The Nineth Planet

What do think? Is there a nineth planet lurking out in the depths of interplanetary space making its way back to the sun to intersect with Earth’s orbit? Type yes if you think this is the case.

Following the discovery of the planet Neptune in 1846, there was considerable speculation that another planet might exist beyond its orbit. The search began in the mid-19th century and culminated at the start of the 20th with Percival Lowell‘s quest for Planet X. Lowell proposed the Planet X hypothesis to explain apparent discrepancies in the orbits of the giant planets, particularly Uranus and Neptune, speculating that the gravity of a large unseen ninth planet could have perturbed Uranus enough to account for the irregularities.

In 2014, astronomers announced the discovery of 2012 VP113, a large object with a Sedna-like 4200-year orbit and a perihelion of roughly 80 AU, which led them to suggest that it offered evidence of a potential trans-Neptunian planet. Trujillo and Sheppard argued that the orbital clustering of arguments of perihelia for VP113 and other extremely distant TNOs suggests the existence of a “super-Earth” of between 2 and 15 Earth masses beyond 200 AU and possibly on an inclined orbit at 1500 AU.

In 2014 astronomers at the Universidad Complutense in Madrid suggested that the available data actually indicate more than one trans-Neptunian planet.
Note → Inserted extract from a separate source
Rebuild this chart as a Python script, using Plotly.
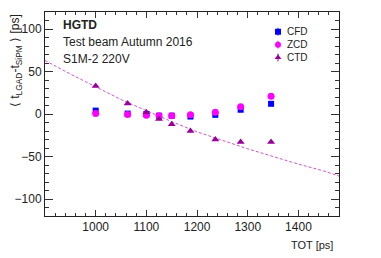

On January 20, 2016, Brown and Konstantin Batygin published an article corroborating Trujillo and Sheppard’s initial findings; proposing a super-Earth (dubbed Planet Nine) based on a statistical clustering of the arguments of perihelia (noted before) near zero and also ascending nodes near 113° of six distant trans-Neptunian objects. They estimated it to be ten times the mass of Earth (about 60% the mass of Neptune) with a semimajor axis of approximately 400–1500 AU.

Probability

Even without gravitational evidence, Mike Brown, the discoverer of Sedna, has argued that Sedna’s 12,000-year orbit means that probability alone suggests that an Earth-sized object exists beyond Neptune. Sedna’s orbit is so eccentric that it spends only a small fraction of its orbital period near the Sun, where it can be easily observed. This means that unless its discovery was a freak accident, there is probably a substantial population of objects roughly Sedna’s diameter yet to be observed in its orbital region. Mike Brown noted that “Sedna is about three-quarters the size of Pluto. If there are sixty objects three-quarters the size of Pluto [out there] then there are probably forty objects the size of Pluto … If there are forty objects the size of Pluto, then there are probably ten that are twice the size of Pluto. There are probably three or four that are three times the size of Pluto, and the biggest of these objects … is probably the size of Mars or the size of the Earth.” However, he notes that, should such an object be found, even though it might approach Earth in size, it would still be a dwarf planet by the current definition, because it would not have cleared its neighbourhood sufficiently.